=== Supplied entries ===
----------

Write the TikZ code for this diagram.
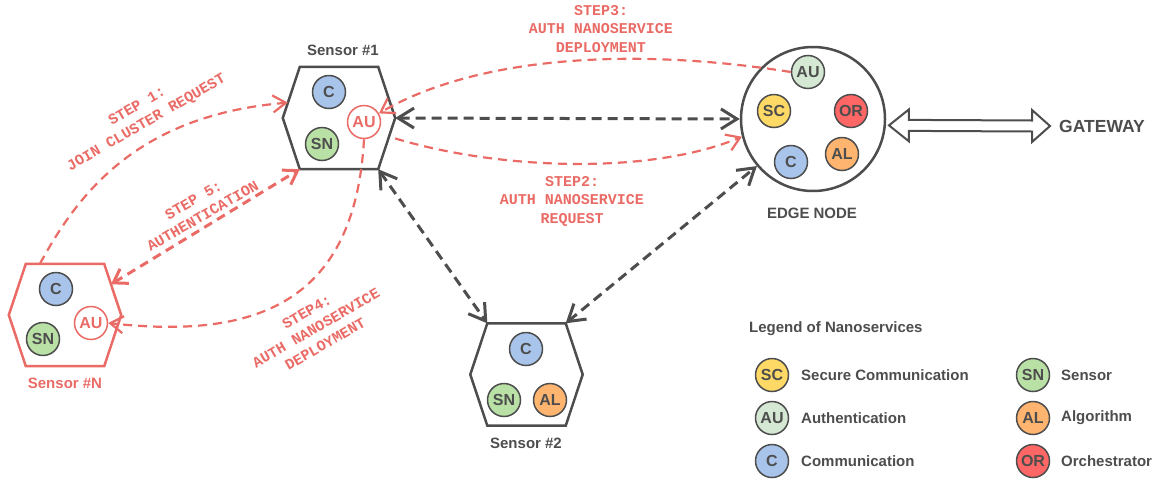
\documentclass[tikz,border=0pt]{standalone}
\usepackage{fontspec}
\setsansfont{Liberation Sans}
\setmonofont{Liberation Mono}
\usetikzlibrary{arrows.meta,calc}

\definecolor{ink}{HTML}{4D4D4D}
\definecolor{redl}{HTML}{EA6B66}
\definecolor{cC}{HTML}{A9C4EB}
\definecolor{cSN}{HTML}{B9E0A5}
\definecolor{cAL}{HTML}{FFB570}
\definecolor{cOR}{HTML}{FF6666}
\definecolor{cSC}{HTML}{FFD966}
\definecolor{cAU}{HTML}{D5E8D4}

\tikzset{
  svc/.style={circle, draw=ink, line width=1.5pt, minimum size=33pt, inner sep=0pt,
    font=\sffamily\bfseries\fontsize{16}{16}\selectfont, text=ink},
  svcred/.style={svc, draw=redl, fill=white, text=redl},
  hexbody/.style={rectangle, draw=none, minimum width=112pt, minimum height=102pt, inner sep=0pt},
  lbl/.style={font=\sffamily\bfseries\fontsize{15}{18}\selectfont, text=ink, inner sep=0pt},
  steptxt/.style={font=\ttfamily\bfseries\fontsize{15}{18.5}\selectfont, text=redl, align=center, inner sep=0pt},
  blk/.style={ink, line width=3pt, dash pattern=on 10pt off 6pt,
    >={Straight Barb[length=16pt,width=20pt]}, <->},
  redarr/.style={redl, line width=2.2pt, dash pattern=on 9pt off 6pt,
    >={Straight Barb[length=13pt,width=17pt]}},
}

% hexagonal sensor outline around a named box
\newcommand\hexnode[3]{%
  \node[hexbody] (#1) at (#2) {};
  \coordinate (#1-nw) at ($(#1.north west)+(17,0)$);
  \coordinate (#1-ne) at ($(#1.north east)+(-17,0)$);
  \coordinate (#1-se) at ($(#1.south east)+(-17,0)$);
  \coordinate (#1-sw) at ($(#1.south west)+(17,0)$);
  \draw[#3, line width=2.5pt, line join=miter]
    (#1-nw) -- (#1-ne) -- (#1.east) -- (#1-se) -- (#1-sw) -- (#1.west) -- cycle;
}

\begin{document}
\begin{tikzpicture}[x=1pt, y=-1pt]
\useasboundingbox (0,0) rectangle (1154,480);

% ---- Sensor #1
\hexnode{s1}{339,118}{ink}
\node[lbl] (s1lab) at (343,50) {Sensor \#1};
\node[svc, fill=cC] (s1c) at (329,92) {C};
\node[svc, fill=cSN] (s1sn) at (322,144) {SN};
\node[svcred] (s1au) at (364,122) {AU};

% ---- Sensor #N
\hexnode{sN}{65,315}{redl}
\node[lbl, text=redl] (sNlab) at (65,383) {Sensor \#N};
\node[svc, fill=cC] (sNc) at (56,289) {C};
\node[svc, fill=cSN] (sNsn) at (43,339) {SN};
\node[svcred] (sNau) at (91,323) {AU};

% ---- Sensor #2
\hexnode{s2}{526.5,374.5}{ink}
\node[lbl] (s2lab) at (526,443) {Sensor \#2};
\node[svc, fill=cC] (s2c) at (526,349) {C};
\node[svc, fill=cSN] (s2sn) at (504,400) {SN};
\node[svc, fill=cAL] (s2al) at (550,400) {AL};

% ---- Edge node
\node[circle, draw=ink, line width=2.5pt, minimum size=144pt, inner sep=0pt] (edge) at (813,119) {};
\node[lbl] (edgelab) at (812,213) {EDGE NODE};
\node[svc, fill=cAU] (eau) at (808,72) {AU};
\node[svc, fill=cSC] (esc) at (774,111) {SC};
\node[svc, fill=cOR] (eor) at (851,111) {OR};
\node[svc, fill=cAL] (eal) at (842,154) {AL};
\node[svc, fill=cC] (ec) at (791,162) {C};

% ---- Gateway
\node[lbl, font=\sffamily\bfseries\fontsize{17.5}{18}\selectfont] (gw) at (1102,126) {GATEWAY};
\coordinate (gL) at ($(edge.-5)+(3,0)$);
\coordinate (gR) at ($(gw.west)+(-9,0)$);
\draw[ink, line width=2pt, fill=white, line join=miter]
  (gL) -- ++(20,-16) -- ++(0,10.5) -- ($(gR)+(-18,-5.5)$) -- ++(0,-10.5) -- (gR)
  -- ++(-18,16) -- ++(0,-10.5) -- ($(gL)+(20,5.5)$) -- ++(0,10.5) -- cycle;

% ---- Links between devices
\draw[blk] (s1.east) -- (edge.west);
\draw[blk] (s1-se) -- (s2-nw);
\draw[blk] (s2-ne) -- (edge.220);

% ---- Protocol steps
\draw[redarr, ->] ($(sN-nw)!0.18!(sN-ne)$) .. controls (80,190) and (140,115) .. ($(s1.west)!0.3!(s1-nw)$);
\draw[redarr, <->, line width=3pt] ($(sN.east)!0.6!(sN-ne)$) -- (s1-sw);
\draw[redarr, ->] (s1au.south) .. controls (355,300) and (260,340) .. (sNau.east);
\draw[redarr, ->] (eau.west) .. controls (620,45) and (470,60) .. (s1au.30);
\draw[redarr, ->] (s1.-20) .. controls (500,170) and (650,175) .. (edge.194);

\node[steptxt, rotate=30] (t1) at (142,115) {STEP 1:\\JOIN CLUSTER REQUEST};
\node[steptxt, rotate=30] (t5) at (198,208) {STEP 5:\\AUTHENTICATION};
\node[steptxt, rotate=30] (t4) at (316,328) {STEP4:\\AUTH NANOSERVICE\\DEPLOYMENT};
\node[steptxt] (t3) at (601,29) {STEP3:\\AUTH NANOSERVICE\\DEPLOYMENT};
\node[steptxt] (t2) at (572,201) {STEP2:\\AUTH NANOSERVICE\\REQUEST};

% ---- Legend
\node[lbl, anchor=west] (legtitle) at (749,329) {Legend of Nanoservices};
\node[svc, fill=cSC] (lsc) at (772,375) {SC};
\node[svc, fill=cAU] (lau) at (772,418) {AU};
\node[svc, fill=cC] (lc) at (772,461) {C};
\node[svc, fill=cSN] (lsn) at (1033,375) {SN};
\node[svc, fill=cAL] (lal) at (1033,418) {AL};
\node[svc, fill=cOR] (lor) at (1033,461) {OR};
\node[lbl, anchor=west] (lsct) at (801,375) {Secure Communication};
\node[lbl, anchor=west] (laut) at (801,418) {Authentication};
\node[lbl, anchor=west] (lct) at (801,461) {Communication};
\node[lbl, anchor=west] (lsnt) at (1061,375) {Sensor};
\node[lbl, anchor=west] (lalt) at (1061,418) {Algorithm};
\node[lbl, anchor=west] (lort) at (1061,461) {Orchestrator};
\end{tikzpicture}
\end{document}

----------

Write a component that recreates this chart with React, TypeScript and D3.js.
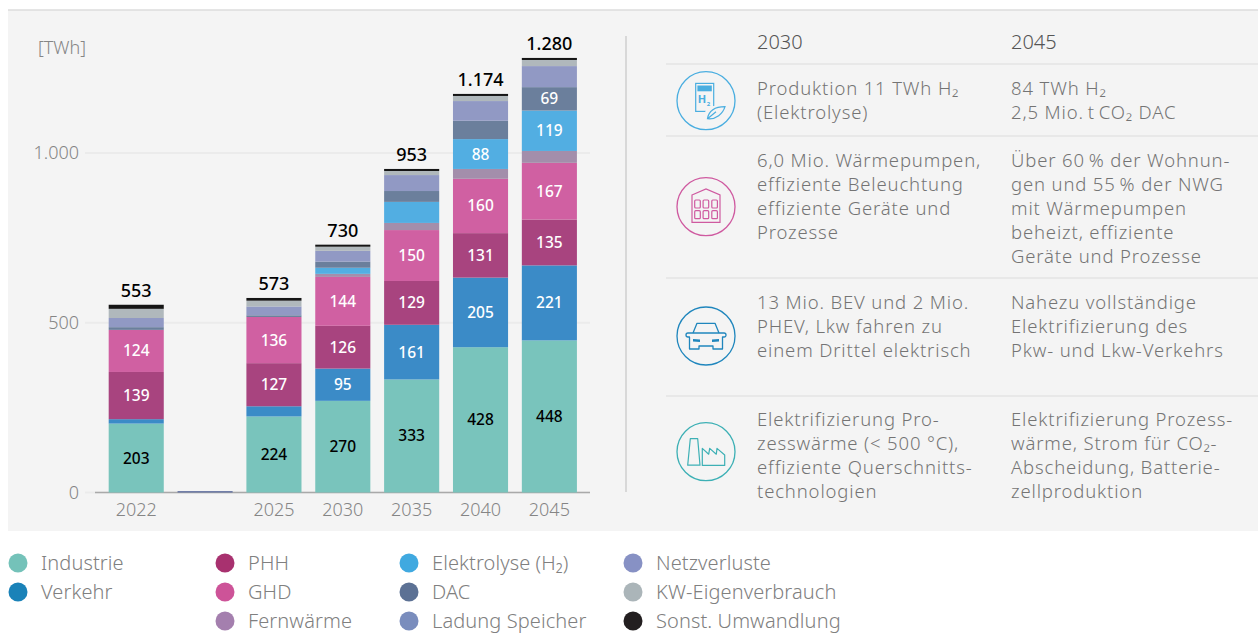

----------

=== Short exercise ===
Go through the listing above and return every line where the word "Write" occurs.

=== Solution to the problem ===
Write the TikZ code for this diagram.
Write a component that recreates this chart with React, TypeScript and D3.js.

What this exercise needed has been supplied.